Miss Martineau piled her treasures on a table and culled the specimens worthy of pressing, and it seemed to pain her to reject the least promising of her perishable plunder. She must have had a passion for flowers, judging from the tenderness with which she handled the lovely fronds and delicate petals under inspection, while her mouth was continually open in admiring exclamation.

And now came what I still fondly remember as the Musicale. A little comrade came in the twilight to sing songs with me. With arms interlaced, we paced the upper hall, vociferously warbling as breath was given us, when a door opened, and the gifted, dark-faced woman, with kindly eyes, beamed out on us. "Come," she called, "come in here, children, and sing your songs for me: I am very fond of music." Very bashfully we signified our willingness to oblige,—indeed, we dared not do otherwise,—and sidled into the room. Closing the door, our hostess curled herself comfortably on a gayly-cushioned lounge, and proceeded to adjust a serpent-like, squirming appendage to her ear. With an encouraging nod, she bade us commence, closing her eyes meanwhile with an air of expectant rapture. But the vibrating trumpet stirred our foolish souls to explosive laughter, partially smothered in a simultaneous strangled cough. Wondering at the double paroxysm and subsequent hush of shame, she unclosed her eyes, softly murmuring, "Don't be bashful nor afraid, my dears. I am very far from home, and you can make me very happy, if you will. Pray begin at once, and then I will also sing for you." Taking courage, we piped as bidden, rendering in a childish way the strains of "Blue-Eyed Mary," "Comin' through the Rye," "I'd be a Butterfly," and "Auld Lang Syne," Our audience, with bright, attentive looks, regarded the performance in pleased approval, softly tapping time on her knee with a slender finger.

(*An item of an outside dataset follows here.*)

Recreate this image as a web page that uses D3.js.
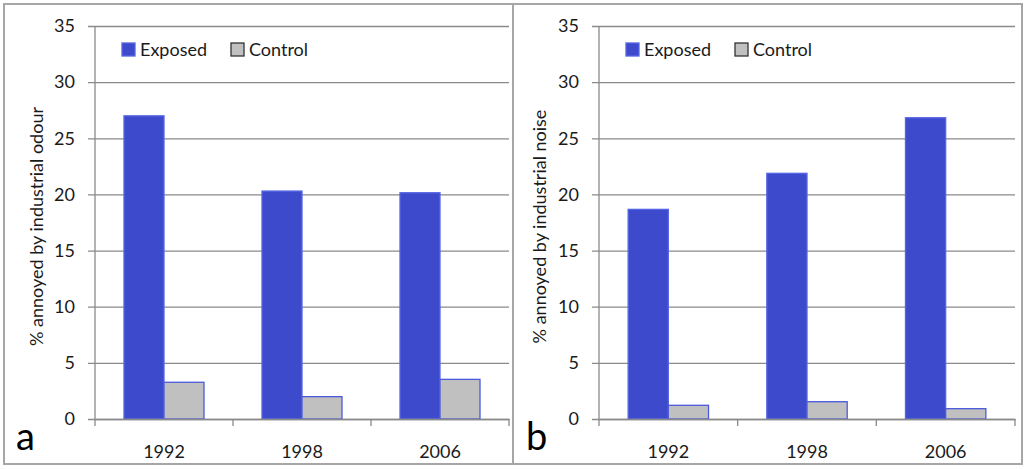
<!DOCTYPE html>
<html>
<head>
<meta charset="utf-8">
<script src="https://cdn.jsdelivr.net/npm/d3@7"></script>
<style>
  body { margin: 0; background: #fff; }
  svg { display: block; font-family: Lato, "Open Sans", sans-serif; }
</style>
</head>
<body>
<svg id="chart" width="1024" height="469"></svg>
<script>
const years = ['1992', '1998', '2006'];
const seriesNames = ['Exposed', 'Control'];
const odourExposed = [27.0, 20.3, 20.15];
const odourControl = [3.27, 1.99, 3.53];
const noiseExposed = [18.67, 21.88, 26.83];
const noiseControl = [1.22, 1.54, 0.92];
const yTicks = [0, 5, 10, 15, 20, 25, 30, 35];

const fills = { Exposed: '#3d4acb', Control: '#c0c0c0' };
const strokes = { Exposed: '#5566e4', Control: '#4b5bdb' };
const gridColor = '#8a8a8a';

const svg = d3.select('#chart');

// outer frame and divider
svg.append('rect')
  .attr('x', 4).attr('y', 4).attr('width', 1018).attr('height', 460)
  .attr('fill', 'none').attr('stroke', '#a6a6a6').attr('stroke-width', 2);
svg.append('line')
  .attr('x1', 513).attr('x2', 513).attr('y1', 4).attr('y2', 464)
  .attr('stroke', '#a6a6a6').attr('stroke-width', 2);

function drawPanel(opts) {
  const { left, right, exposed, control, label, letter, labelX, letterX, legendX } = opts;
  const top = 26, bottom = 419;
  const g = svg.append('g');

  const y = d3.scaleLinear().domain([0, 35]).range([bottom, top]);
  const x = d3.scaleBand().domain(years).range([left, right]).paddingInner(0).paddingOuter(0);
  const xs = d3.scaleBand().domain(seriesNames).range([0, x.bandwidth()])
    .paddingInner(0).paddingOuter(0.725);

  // y axis with gridlines
  const yAxis = g.append('g')
    .attr('transform', `translate(${left},0)`)
    .call(d3.axisLeft(y).tickValues(yTicks).tickSizeInner(-(right - left)).tickSizeOuter(0).tickPadding(20));
  yAxis.select('.domain').remove();
  yAxis.selectAll('.tick line')
    .attr('x1', -7)
    .attr('stroke', gridColor).attr('stroke-width', 1.3);
  yAxis.selectAll('.tick text')
    .attr('font-size', 18).attr('fill', '#1a1a1a')
    .attr('font-family', 'Lato, "Open Sans", sans-serif');
  g.append('line')
    .attr('x1', left).attr('x2', left).attr('y1', top).attr('y2', bottom)
    .attr('stroke', gridColor).attr('stroke-width', 1.3);

  // bars
  const rows = years.map((yr, i) => ({ year: yr, Exposed: exposed[i], Control: control[i] }));
  g.append('g').selectAll('g')
    .data(rows)
    .join('g')
    .attr('transform', d => `translate(${x(d.year)},0)`)
    .selectAll('rect')
    .data(d => seriesNames.map(s => ({ key: s, value: d[s] })))
    .join('rect')
    .attr('x', d => xs(d.key))
    .attr('y', d => y(d.value))
    .attr('width', xs.bandwidth())
    .attr('height', d => y(0) - y(d.value))
    .attr('fill', d => fills[d.key])
    .attr('stroke', d => strokes[d.key])
    .attr('stroke-width', 1.3);

  // x axis
  const xAxis = g.append('g')
    .attr('transform', `translate(0,${bottom})`)
    .call(d3.axisBottom(x).tickSize(0).tickPadding(26));
  xAxis.select('.domain').attr('stroke', gridColor).attr('stroke-width', 1.3);
  xAxis.selectAll('.tick text')
    .attr('font-size', 18).attr('fill', '#1a1a1a')
    .attr('font-family', 'Lato, "Open Sans", sans-serif');
  const bounds = years.map(yr => x(yr)).concat([right]);
  g.append('g').selectAll('line')
    .data(bounds)
    .join('line')
    .attr('x1', d => d).attr('x2', d => d)
    .attr('y1', bottom).attr('y2', bottom + 7)
    .attr('stroke', gridColor).attr('stroke-width', 1.3);

  // y label
  g.append('text')
    .attr('transform', `translate(${labelX},${(top + bottom) / 2 + 4}) rotate(-90)`)
    .attr('text-anchor', 'middle')
    .attr('font-size', 18).attr('fill', '#1a1a1a')
    .text(label);

  // legend
  const legend = g.append('g').attr('transform', `translate(${legendX},43)`);
  const legendItems = [
    { key: 'Exposed', dx: 0, stroke: strokes.Exposed },
    { key: 'Control', dx: 109, stroke: '#333' }
  ];
  const li = legend.selectAll('g').data(legendItems).join('g')
    .attr('transform', d => `translate(${d.dx},0)`);
  li.append('rect')
    .attr('width', 13).attr('height', 13)
    .attr('fill', d => fills[d.key])
    .attr('stroke', d => d.stroke).attr('stroke-width', 1.3);
  li.append('text')
    .attr('x', 18).attr('y', 13)
    .attr('font-size', 18).attr('fill', '#1a1a1a')
    .text(d => d.key);

  // panel letter
  g.append('text')
    .attr('x', letterX).attr('y', 450)
    .attr('font-size', 38).attr('fill', '#000')
    .text(letter);
}

drawPanel({
  left: 95, right: 509, exposed: odourExposed, control: odourControl,
  label: '% annoyed by industrial odour', letter: 'a',
  labelX: 43, letterX: 16, legendX: 122
});
drawPanel({
  left: 599, right: 1015, exposed: noiseExposed, control: noiseControl,
  label: '% annoyed by industrial noise', letter: 'b',
  labelX: 546, letterX: 526, legendX: 626
});
</script>
</body>
</html>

"Now it is my turn," said Miss Martineau. Straightening herself and casting aside the trumpet, primly folding her hands and pursing her mouth curiously, she began, in a high, quavering voice, a song whose burden was the fixed objection on the part of a certain damsel to forsaking the pleasures of the world for the seclusion and safety of a convent:

Now, is it not a pity such a pretty girl as I
Should be sent to a nunnery to pine away and die?
But I won't be a nun,—- no, I won't be a nun;
I'm so fond of pleasure that I cannot be a nun.

It is impossible to give an idea of the jerky style of the lady's singing which so tickled our sensitive ears. At every repetition of the refrain, Susy and I squeezed our locked fingers spasmodically in order to suppress the unseemly laughter bubbling to our lips. At every emphatic word she nodded at us merrily, thus adding to our inward disquiet.

I like now, when picturing Harriet Martineau entertaining with noble themes the men and women of letters she drew around her in England and America, to remember, in connection with her strong, plain face and brilliant intellect, the simple kindliness with which she once unbent to a brace of little Hoosier maids in the "Far West."